Program finances inexpensive vehicles to employed people on welfare

Posted Feb. 19, 2010, at 6:44 p.m.

BANGOR, Maine — Nicole Roberts knows by heart the schedule of the city bus that travels by her Bangor apartment — after riding it for years to buy groceries and get to work — even though she no longer has to use it.

Roberts, 36, a working single mother of two, recently got keys to a “new to her” 2001 Ford Taurus SE station wagon through the Good Wheels to Work program, and she hasn’t ridden the city bus since.

“This is one of the many rewards I get for my hard work,” she said Wednesday.

Because she is working and on welfare, Roberts qualified for a low-interest loan for a car through Good Wheels, a statewide program that was rolled out a decade ago as a partnership of the state’s Department of Human Services, Goodwill of Northern New England, KeyBank of Maine and the Maine Automobile Dealers Association.

Roberts is a customer representative associate for DHHS, and even with her wages still qualifies for food stamps and MaineCare health insurance. She is in the Aspire Program and has been working steadily since 2007, but hasn’t had a car since 2005.

The day she got the keys to her station wagon changed her life, and that of her two children, Sydney Yakubu, 11, and Alex Yakubu, 10.

“Words can’t explain” how good it feels “when you accomplish your goals,” she said. “It’s unexplainable.”

In the four-prong partnership, DHHS helps to identify qualified applicants, Goodwill Industries collects donated vehicles and works with the automobile dealers association to refurbish them, and KeyBank serves as the lending agency. Goodwill also provides the administrative duties for the Good Wheels program, which also can provide help with vehicle repairs.

All Good Wheel loans are for less than $5,000, and monthly car payments are usually between $100 and $200 and must be paid off in three years.

Roberts pays $123 a month for her $4,000 Taurus.

“It’s low enough that you can afford it,” she said. “To me, that’s reasonable.”

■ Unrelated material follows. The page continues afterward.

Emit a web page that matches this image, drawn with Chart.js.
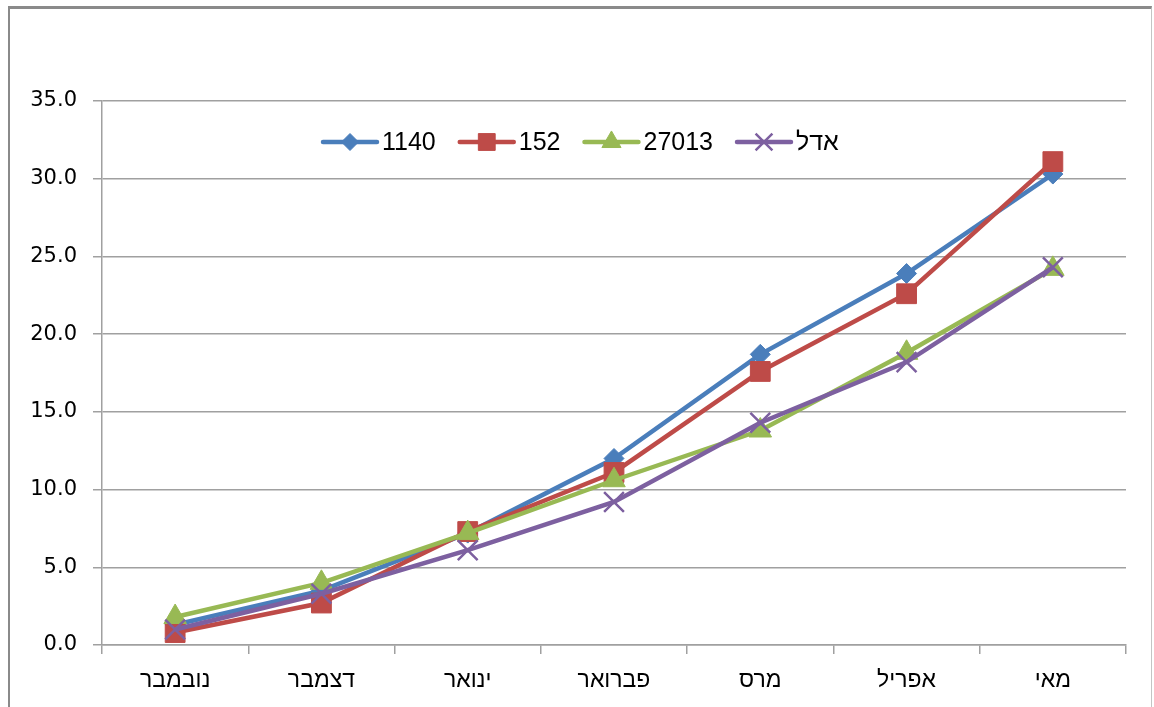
<!DOCTYPE html>
<html>
<head>
<meta charset="utf-8">
<script src="https://cdn.jsdelivr.net/npm/chart.js@4.4.1/dist/chart.umd.min.js"></script>
<style>
  html, body { margin: 0; padding: 0; background: #fff; overflow: hidden; }
  #frame { position: absolute; left: 8px; top: 6px; width: 1141px; height: 720px;
           border-top: 3px solid #8a8a8a; border-left: 2px solid #8a8a8a; border-right: 1px solid #c4c4c4; }
  #wrap { position: absolute; left: 0; top: 0; width: 1154px; height: 707px; }
</style>
</head>
<body>
<div id="frame"></div>
<div id="wrap"><canvas id="chart"></canvas></div>
<script>
// months, Hebrew
var months = ['נובמבר', 'דצמבר', 'ינואר', 'פברואר', 'מרס', 'אפריל', 'מאי'];
var seriesNames = ['1140', '152', '27013', 'אדל'];
var s1140 = [1.3, 3.5, 7.2, 12.0, 18.7, 23.9, 30.3];
var s152 = [0.8, 2.7, 7.3, 11.1, 17.6, 22.6, 31.1];
var s27013 = [1.8, 4.0, 7.2, 10.6, 13.8, 18.8, 24.2];
var sAdel = [1.0, 3.3, 6.1, 9.2, 14.3, 18.2, 24.3];
var yTicks = [0, 5, 10, 15, 20, 25, 30, 35];

var gridColor = '#a0a0a0';

function makeSet(name, data, color, style, radius, bw, order) {
    return {
        label: name,
        data: data,
        borderColor: color,
        backgroundColor: color,
        borderWidth: 4.5,
        pointStyle: style,
        pointRadius: radius,
        pointHoverRadius: radius,
        pointBorderColor: color,
        pointBackgroundColor: color,
        pointBorderWidth: bw,
        tension: 0,
        order: order
    };
}

// legend drawn inside the plot area, like the original
var innerLegend = {
    id: 'innerLegend',
    afterDraw: function (chart) {
        var ctx = chart.ctx;
        var sets = chart.data.datasets;
        var y = 142;
        var x = 323;
        ctx.save();
        ctx.font = '25px "Liberation Sans", Arial, sans-serif';
        ctx.textBaseline = 'middle';
        ctx.textAlign = 'left';
        for (var i = 0; i < sets.length; i++) {
            var ds = sets[i];
            ctx.strokeStyle = ds.borderColor;
            ctx.lineWidth = 4.5;
            ctx.lineCap = 'round';
            ctx.beginPath();
            ctx.moveTo(x, y);
            ctx.lineTo(x + 54, y);
            ctx.stroke();
            ctx.fillStyle = ds.backgroundColor;
            ctx.lineWidth = ds.pointBorderWidth;
            ctx.lineCap = 'butt';
            Chart.helpers.drawPoint(ctx, {
                pointStyle: ds.pointStyle,
                rotation: 0,
                radius: ds.pointRadius * 0.85,
                borderWidth: ds.pointBorderWidth
            }, x + 27, y);
            ctx.fillStyle = '#000';
            ctx.fillText(ds.label, x + 59, y + 1);
            x += 59 + ctx.measureText(ds.label).width + 24;
        }
        ctx.restore();
    }
};

new Chart(document.getElementById('chart'), {
    type: 'line',
    data: {
        labels: months,
        datasets: [
            makeSet(seriesNames[0], s1140, '#4a7ebb', 'rectRot', 10, 1, 4),
            makeSet(seriesNames[1], s152, '#be4b48', 'rect', 14, 1, 3),
            makeSet(seriesNames[2], s27013, '#98b954', 'triangle', 13, 1, 2),
            makeSet(seriesNames[3], sAdel, '#7d60a0', 'crossRot', 14, 2.5, 1)
        ]
    },
    options: {
        responsive: true,
        maintainAspectRatio: false,
        animation: false,
        layout: { padding: { top: 101, right: 28, left: 0, bottom: 0 } },
        plugins: {
            legend: { display: false },
            tooltip: { enabled: false }
        },
        scales: {
            x: {
                offset: true,
                afterFit: function (s) { s.height = 62; },
                grid: {
                    offset: true,
                    drawOnChartArea: false,
                    drawTicks: true,
                    tickLength: 9,
                    color: gridColor,
                    lineWidth: 1.5
                },
                border: { color: gridColor, width: 1.5 },
                ticks: {
                    color: '#000',
                    padding: 13,
                    maxRotation: 0,
                    font: { family: '"Liberation Sans", Arial, sans-serif', size: 23 }
                }
            },
            y: {
                min: 0,
                max: 35,
                afterFit: function (s) { s.width = 102; },
                afterBuildTicks: function (s) {
                    s.ticks = yTicks.map(function (v) { return { value: v }; });
                },
                grid: {
                    color: gridColor,
                    lineWidth: 1.5,
                    tickLength: 9
                },
                border: { color: gridColor, width: 1.5 },
                ticks: {
                    color: '#000',
                    padding: 16,
                    font: { family: '"DejaVu Sans", Verdana, sans-serif', size: 21 },
                    callback: function (v) { return Number(v).toFixed(1); }
                }
            }
        }
    },
    plugins: [innerLegend]
});
</script>
</body>
</html>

The lack of reliable transportation is one of the barriers that stands in the way of people trying to get off welfare, the Goodwill Web site states.

“Each eligible participant meets with a Goodwill transportation specialist to review transportation needs and options including the type of car to purchase and a budget plan,” it states. “The transportation specialists then assist with loan applications, vehicle selection, insurance purchases, and vehicle registration. The final step is to put together a maintenance schedule to help keep the new car running smoothly.”

People who donate cars, vans or trucks to Goodwill get a tax deduction for their donation. The vehicles are repaired, and the costs are rolled into the low-interest loan.

Michelle Smith, community coordinator for Goodwill, said applicants are screened through the Aspire Program, which is designed to help food stamp recipients find employment. With the loan and budgeting training, most are successful in paying off the car loans, she said.

“In the 10 years Good Wheels has been around, we’ve sold 1,236 vehicles,” Smith said. The default rate on the loans is 4.33 percent.”

That means in the last decade, only around 54 people have failed to keep their cars for lack of payment.

“It’s a big step for a lot of people and a big commitment,” Smith said. “It’s been a really great program for us.”

Roberts said her life has been “a long, hard road” but her determination to better her life for her family has kept her going, and the bumps nowadays are a little easier to manage, thanks in part because she has a vehicle to get around.

“The Good Wheels program is a very good project,” she said. “I’m very happy with it.”

And she feels a sense of accomplishment every time she gets into her car.

“I work for it,” she said.

The first trip Roberts took in her car was off her typical beaten path.

“I took my family out to dinner … [at a restaurant] off the bus route,” she said.